On Friday, June 3, a Union Pacific train carrying Bakken crude oil derailed in the town of Mosier, Ore. Fourteen rail cars came off the tracks, and four exploded over a 5 hour period.

There are several things that the City Council needs to keep in mind whenever they re-open discussion of the appeal of the Planning Commission’s unanimous decision to reject the Valero Crude-by-Rail project. Many of the assurances given to the public about the safety of transporting crude by rail have been called into question by this derailment.

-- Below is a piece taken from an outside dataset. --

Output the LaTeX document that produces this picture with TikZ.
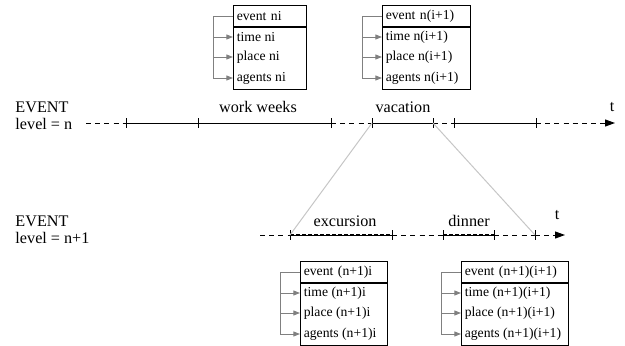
\documentclass[tikz,border=0pt]{standalone}
\usepackage{fontspec}
\setmainfont{Liberation Serif}
\usetikzlibrary{arrows.meta,positioning,calc}

\begin{document}
\begin{tikzpicture}[x=0.6pt, y=-0.6pt, line width=0.6pt,
    head/.style={draw, anchor=north west, inner xsep=2pt, inner ysep=0pt, minimum height=12.6pt, align=left, font=\fontsize{8.2}{10}\selectfont},
    body/.style={draw, anchor=north west, inner sep=0pt, minimum height=37.2pt},
    row/.style={anchor=west, inner xsep=2pt, inner ysep=0pt, font=\fontsize{8.2}{10}\selectfont},
    link/.style={draw=gray, -{Triangle[length=4pt,width=3pt]}},
    lbl/.style={font=\fontsize{9.7}{10.4}\selectfont, inner sep=0pt},
    loose/.style={dash pattern=on 3pt off 2.5pt},
    busy/.style={line width=0.8pt, dash pattern=on 2.6pt off 1pt},
    zoomline/.style={draw=gray!45},
    tip/.style={-{Triangle[length=6pt,width=4.2pt]}}
]
\useasboundingbox (0,0) rectangle (625,345);

% level n boxes
\node[head, text width=39.8pt] (h1) at (233,5) {event ni};
\node[body, minimum width=43.8pt] (b1) at (h1.south west) {};
\node[row] (t1) at ($(b1.north west)+(0,10)$) {time ni};
\node[row] (p1) at ($(b1.north west)+(0,30)$) {place ni};
\node[row] (a1) at ($(b1.north west)+(0,51)$) {agents ni};

\node[head, text width=48.8pt] (h2) at (382,5) {event n(i+1)};
\node[body, minimum width=52.8pt] (b2) at (h2.south west) {};
\node[row] (t2) at ($(b2.north west)+(0,10)$) {time n(i+1)};
\node[row] (p2) at ($(b2.north west)+(0,30)$) {place n(i+1)};
\node[row] (a2) at ($(b2.north west)+(0,51)$) {agents n(i+1)};

% level n+1 boxes
\node[head, text width=48.2pt] (h3) at (300,261) {event (n+1)i};
\node[body, minimum width=52.2pt] (b3) at (h3.south west) {};
\node[row] (t3) at ($(b3.north west)+(0,10)$) {time (n+1)i};
\node[row] (p3) at ($(b3.north west)+(0,30)$) {place (n+1)i};
\node[row] (a3) at ($(b3.north west)+(0,51)$) {agents (n+1)i};

\node[head, text width=60.2pt] (h4) at (461,261) {event (n+1)(i+1)};
\node[body, minimum width=64.2pt] (b4) at (h4.south west) {};
\node[row] (t4) at ($(b4.north west)+(0,10)$) {time (n+1)(i+1)};
\node[row] (p4) at ($(b4.north west)+(0,30)$) {place (n+1)(i+1)};
\node[row] (a4) at ($(b4.north west)+(0,51)$) {agents (n+1)(i+1)};

\foreach \i in {1,...,4}
  \foreach \r in {t,p,a}
    \draw[link] (h\i.west) -- ++(-20,0) |- (\r\i.west);

% level labels
\node[lbl, anchor=west, align=left] (lv1) at (15,115.5) {EVENT\\level = n};
\node[lbl, anchor=west, align=left] (lv2) at (15,229.5) {EVENT\\level = n+1};

% time line, level n
\coordinate (s1) at (86,123);
\coordinate (k1) at (126,123);
\coordinate (k2) at (198,123);
\coordinate (k3) at (331,123);
\coordinate (k4) at (372,123);
\coordinate (k5) at (433,123);
\coordinate (k6) at (454,123);
\coordinate (k7) at (536,123);
\coordinate (e1) at (615,123);

\draw[loose] (s1) -- (k1);
\draw (k1) -- (k3);
\draw[loose] (k3) -- (k4);
\draw (k4) -- (k5);
\draw[loose] (k5) -- (k6);
\draw (k6) -- (k7);
\draw[loose, tip] (k7) -- (e1);
\foreach \k in {1,...,7}
  \draw (k\k) ++(0,-5) -- ++(0,10);

\node[lbl] (ww) at (258,107) {work weeks};
\node[lbl] (vac) at (403,107) {vacation};
\node[lbl] (t1lbl) at (612,107) {t};

% time line, level n+1
\coordinate (s2) at (260,235);
\coordinate (m1) at (290,235);
\coordinate (m2) at (392,235);
\coordinate (m3) at (443,235);
\coordinate (m4) at (494,235);
\coordinate (m5) at (535,235);
\coordinate (e2) at (565,235);

\draw[loose] (s2) -- (m1);
\draw (m1) -- (m2);
\draw[busy] (m1) -- (m2);
\draw[loose] (m2) -- (m3);
\draw (m3) -- (m4);
\draw[busy] (m3) -- (m4);
\draw[loose] (m4) -- (m5);
\draw[loose, tip] (m5) -- (e2);
\foreach \k in {1,...,5}
  \draw (m\k) ++(0,-5) -- ++(0,10);

\node[lbl] (exc) at (345,221) {excursion};
\node[lbl] (din) at (469,221) {dinner};
\node[lbl] (t2lbl) at (557,215) {t};

% zoom into vacation
\draw[zoomline] (k4) -- (m1);
\draw[zoomline] (k5) -- (m5);

\end{tikzpicture}
\end{document}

    1. The train cars that derailed and exploded are the upgraded CPC-1232 version promised to be used by Valero for this project.
    2. The train derailed at a relatively slow speed as it passed through the small town of Mosier. Union Pacific trains carrying Bakken to Valero will travel at speeds up to 50 mph in most of Solano County.
    3. The portion of track on which the train derailed had been inspected by Union Pacific three days before the derailment.
    4. A Union Pacific spokesman, while apologizing for the derailment and fire, would not answer a reporter’s question as to whether the Bakken oil had been stabilized with the removal of volatile gases prior to shipment.
      At the Planning Commission hearing, I tried repeatedly without success to get an answer from both UP and Valero as to whether they intended to de-gassify the Bakken oil prior to transport.
    5. A major interstate, Interstate 84, was closed for 10 hours in both directions while first responders used river water to try and cool the tank cars to a point where foam could be used to try and put out the fire. It took more than 12 hours to stabilize the scene.
    6. An oil sheen is in the river, despite the deployment of containment booms.

And finally, Oregon Public Broadcasting on June 4 had an exchange with the Fire Chief of Mosier, about how this experience changed his opinion about the safety of transporting crude by rail:

“Jim Appleton, the fire chief in Mosier, Ore., said in the past, he’s tried to reassure his town that the Union Pacific Railroad has a great safety record and that rail accidents are rare.

“He’s changed his mind.

“After a long night working with hazardous material teams and firefighters from across the Northwest to extinguish a fire that started when a train carrying Bakken crude derailed in his town, Appleton no longer believes shipping oil by rail is safe.

“’I hope that this becomes the death knell for this mode of shipping this cargo. I think it’s insane,’ he said. ’I’ve been very hesitant to take a side up to now, but with this incident, and with all due respect to the wonderful people that I’ve met at Union Pacific, shareholder value doesn’t outweigh the lives and happiness of our community.’”

When the City Council took up the appeal of the Planning Commission decision in April, Mayor Patterson and Councilmember Campbell stated their opposition to the project, while the other three councilmembers (Hughes, Schwartzman and Strawbridge) approved Valero’s request to delay a decision on this project until at least Sept. 20. There is still time for the citizens of Benicia to tell their elected officials how they feel about this project. I urge them to do so.

Steve Young, a member of the Benicia Planning Commission, is running for the Benicia City Council in November.